Work instructions —
Give back the full listing verbatim, apart from its images.

Stored data —
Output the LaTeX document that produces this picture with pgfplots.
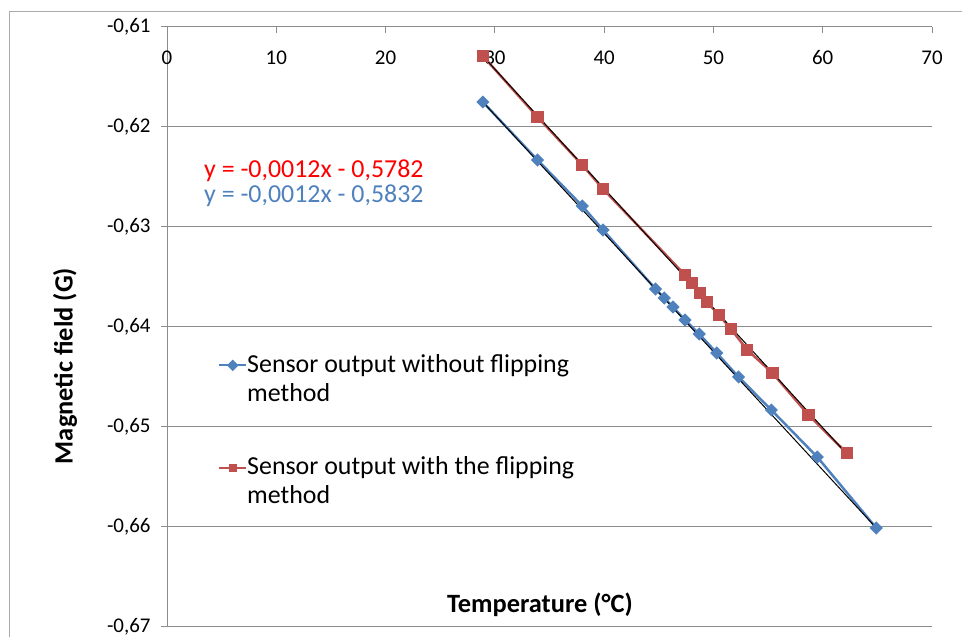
\documentclass[border=0pt]{standalone}
\usepackage{fontspec}
\setmainfont{Carlito}
\usepackage{pgfplots}
\pgfplotsset{compat=1.18}
\definecolor{sblue}{RGB}{79,129,189}
\definecolor{sred}{RGB}{192,80,77}
\definecolor{gridc}{RGB}{140,140,140}
\definecolor{framec}{RGB}{170,170,170}
\begin{document}
\begin{tikzpicture}[x=1bp,y=1bp]
\useasboundingbox (0,0) rectangle (962,637);
\draw[framec, line width=1bp] (9,0) -- (9,625) -- (962,625);
\begin{axis}[
  at={(167bp,10bp)}, anchor=south west,
  scale only axis, width=765bp, height=600bp,
  xmin=0, xmax=70, ymin=-0.67, ymax=-0.61,
  axis x line*=top, axis y line*=left,
  axis line style={draw=gridc, line width=1bp, -},
  xtick={0,10,20,30,40,50,60,70},
  ytick={-0.67,-0.66,-0.65,-0.64,-0.63,-0.62,-0.61},
  ymajorgrids, grid style={draw=gridc, line width=1bp},
  tick align=inside,
  major tick length=6bp,
  tick style={draw=gridc, line width=1bp},
  y tick style={xshift=-6bp},
  /pgf/number format/assume math mode=true,
  yticklabel style={/pgf/number format/use comma, /pgf/number format/fixed, /pgf/number format/fixed zerofill, /pgf/number format/precision=2, xshift=-13bp},
  ticklabel style={font=\fontsize{21}{25}\selectfont, text=black},
  xticklabel style={anchor=north, yshift=-20bp},
  xlabel={Temperature (°C)},
  ylabel={Magnetic field (G)},
  label style={font=\fontsize{26.5}{30}\selectfont\bfseries},
  xlabel style={at={(axis description cs:0.4876,0.037)}, anchor=center},
  ylabel style={at={(axis description cs:-0.1333,0.435)}, anchor=center, rotate=0},
  legend style={draw=none, fill=none, at={(axis description cs:0.0667,0.455)}, anchor=north west,
    font=\fontsize{26}{29}\selectfont, cells={align=left, anchor=west}, row sep=54bp,
    column sep=0pt, inner sep=0pt, nodes={inner sep=0pt}},
  legend image code/.code={\draw[#1, yshift=13bp, line width=2bp, mark size=3bp, mark repeat=2, mark phase=2] plot coordinates {(0bp,0bp) (13.5bp,0bp) (27bp,0bp)};},
  legend cell align=left,
  clip=false,
]
\addplot[sblue, line width=2.5bp, mark=square*, mark size=3.4bp, mark options={solid, rotate=45, fill=sblue, draw=sblue}]
coordinates {
(28.9,-0.6175) (33.9,-0.6233) (38.0,-0.6279) (39.9,-0.6303)
(44.7,-0.6362) (45.5,-0.6371) (46.3,-0.6380) (47.4,-0.6393)
(48.7,-0.6407) (50.3,-0.6426) (52.3,-0.6450) (55.3,-0.6483)
(59.5,-0.6530) (64.9,-0.6601)
};
\addlegendentry{Sensor output without flipping\\method}
\addplot[sred, line width=2.5bp, mark=square*, mark size=4.8bp, mark options={solid, fill=sred, draw=sred}]
coordinates {
(28.9,-0.6129) (33.9,-0.6190) (38.0,-0.6238) (39.9,-0.6262)
(47.4,-0.6348) (48.0,-0.6356) (48.8,-0.6366) (49.4,-0.6375)
(50.5,-0.6388) (51.6,-0.6402) (53.1,-0.6423) (55.4,-0.6446)
(58.7,-0.6488) (62.2,-0.6526)
};
\addlegendentry{Sensor output with the flipping\\method}
\addplot[black, line width=1bp, forget plot] coordinates {(28.9,-0.6129) (62.2,-0.6527)};
\addplot[black, line width=1bp, forget plot] coordinates {(28.9,-0.6175) (64.9,-0.6601)};
\end{axis}
\node[anchor=base west, inner sep=0pt, text=red, font=\fontsize{26}{30}\selectfont] at (204,459) {y = -0,0012x - 0,5782};
\node[anchor=base west, inner sep=0pt, text=sblue, font=\fontsize{26}{30}\selectfont] at (204,434) {y = -0,0012x - 0,5832};
\end{tikzpicture}
\end{document}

Response to the task —
Output the LaTeX document that produces this picture with pgfplots.
\documentclass[border=0pt]{standalone}
\usepackage{fontspec}
\setmainfont{Carlito}
\usepackage{pgfplots}
\pgfplotsset{compat=1.18}
\definecolor{sblue}{RGB}{79,129,189}
\definecolor{sred}{RGB}{192,80,77}
\definecolor{gridc}{RGB}{140,140,140}
\definecolor{framec}{RGB}{170,170,170}
\begin{document}
\begin{tikzpicture}[x=1bp,y=1bp]
\useasboundingbox (0,0) rectangle (962,637);
\draw[framec, line width=1bp] (9,0) -- (9,625) -- (962,625);
\begin{axis}[
  at={(167bp,10bp)}, anchor=south west,
  scale only axis, width=765bp, height=600bp,
  xmin=0, xmax=70, ymin=-0.67, ymax=-0.61,
  axis x line*=top, axis y line*=left,
  axis line style={draw=gridc, line width=1bp, -},
  xtick={0,10,20,30,40,50,60,70},
  ytick={-0.67,-0.66,-0.65,-0.64,-0.63,-0.62,-0.61},
  ymajorgrids, grid style={draw=gridc, line width=1bp},
  tick align=inside,
  major tick length=6bp,
  tick style={draw=gridc, line width=1bp},
  y tick style={xshift=-6bp},
  /pgf/number format/assume math mode=true,
  yticklabel style={/pgf/number format/use comma, /pgf/number format/fixed, /pgf/number format/fixed zerofill, /pgf/number format/precision=2, xshift=-13bp},
  ticklabel style={font=\fontsize{21}{25}\selectfont, text=black},
  xticklabel style={anchor=north, yshift=-20bp},
  xlabel={Temperature (°C)},
  ylabel={Magnetic field (G)},
  label style={font=\fontsize{26.5}{30}\selectfont\bfseries},
  xlabel style={at={(axis description cs:0.4876,0.037)}, anchor=center},
  ylabel style={at={(axis description cs:-0.1333,0.435)}, anchor=center, rotate=0},
  legend style={draw=none, fill=none, at={(axis description cs:0.0667,0.455)}, anchor=north west,
    font=\fontsize{26}{29}\selectfont, cells={align=left, anchor=west}, row sep=54bp,
    column sep=0pt, inner sep=0pt, nodes={inner sep=0pt}},
  legend image code/.code={\draw[#1, yshift=13bp, line width=2bp, mark size=3bp, mark repeat=2, mark phase=2] plot coordinates {(0bp,0bp) (13.5bp,0bp) (27bp,0bp)};},
  legend cell align=left,
  clip=false,
]
\addplot[sblue, line width=2.5bp, mark=square*, mark size=3.4bp, mark options={solid, rotate=45, fill=sblue, draw=sblue}]
coordinates {
(28.9,-0.6175) (33.9,-0.6233) (38.0,-0.6279) (39.9,-0.6303)
(44.7,-0.6362) (45.5,-0.6371) (46.3,-0.6380) (47.4,-0.6393)
(48.7,-0.6407) (50.3,-0.6426) (52.3,-0.6450) (55.3,-0.6483)
(59.5,-0.6530) (64.9,-0.6601)
};
\addlegendentry{Sensor output without flipping\\method}
\addplot[sred, line width=2.5bp, mark=square*, mark size=4.8bp, mark options={solid, fill=sred, draw=sred}]
coordinates {
(28.9,-0.6129) (33.9,-0.6190) (38.0,-0.6238) (39.9,-0.6262)
(47.4,-0.6348) (48.0,-0.6356) (48.8,-0.6366) (49.4,-0.6375)
(50.5,-0.6388) (51.6,-0.6402) (53.1,-0.6423) (55.4,-0.6446)
(58.7,-0.6488) (62.2,-0.6526)
};
\addlegendentry{Sensor output with the flipping\\method}
\addplot[black, line width=1bp, forget plot] coordinates {(28.9,-0.6129) (62.2,-0.6527)};
\addplot[black, line width=1bp, forget plot] coordinates {(28.9,-0.6175) (64.9,-0.6601)};
\end{axis}
\node[anchor=base west, inner sep=0pt, text=red, font=\fontsize{26}{30}\selectfont] at (204,459) {y = -0,0012x - 0,5782};
\node[anchor=base west, inner sep=0pt, text=sblue, font=\fontsize{26}{30}\selectfont] at (204,434) {y = -0,0012x - 0,5832};
\end{tikzpicture}
\end{document}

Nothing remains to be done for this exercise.